Multi-agent systems are the fashionable architecture of the moment. Orchestrators, planners, specialists, critics — drawn in elegant diagrams, demoed on toy problems, talked about as though the orchestration itself is the breakthrough.

We built one. It works in production. And the lesson we took away is almost the opposite of the fashionable one: the orchestration was the easy part. The hard part, and the part that made it work, was domain expertise.

What the system does

Without going into client-specific detail: a coordinated set of agents that move a complex, document-heavy workflow from raw inputs to a defensible written output. Each agent has a narrow role — extract, structure, draft, critique, verify, format. The orchestrator routes work between them and decides when the output is good enough to surface to a human.

What we expected to be hard

The orchestration. Routing logic. Agent-to-agent handoffs. State management. Failure recovery. We expected those to be where the project lived or died.

What was actually hard

The context each agent needed to do its job well. Not the model — any modern model is capable enough for the role. The knowledge we gave the model. The vocabulary, the examples, the implicit rules a domain expert applies without thinking. That was where weeks of work went, and it was where the output quality lived.

The agents were the cheap part. The domain knowledge we gave them was the expensive part — and the part that made the system useful.

The general lesson

If you are looking at a multi-agent architecture and the working assumption is that the cleverness lives in the orchestration, you are probably going to be disappointed.

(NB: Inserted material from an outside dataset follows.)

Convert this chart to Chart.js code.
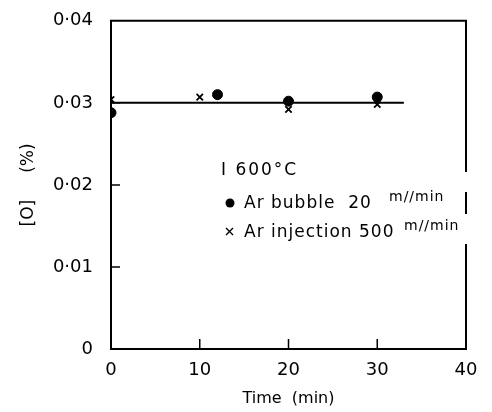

The cleverness lives in how precisely you have captured the domain. Multi-agent systems are a way to apply domain knowledge at scale. They are not a substitute for having it. The teams that win with this architecture are the teams who spend their time on the knowledge layer — not the wiring diagram.

Key takeaways

  • Multi-agent orchestration is the easy half. Domain knowledge is the hard half.
  • Each agent's value comes from the context it has, not the model behind it.
  • Invest in vocabulary, examples and rules — not just routing logic.
  • Multi-agent is a way to apply expertise at scale, not a substitute for having it.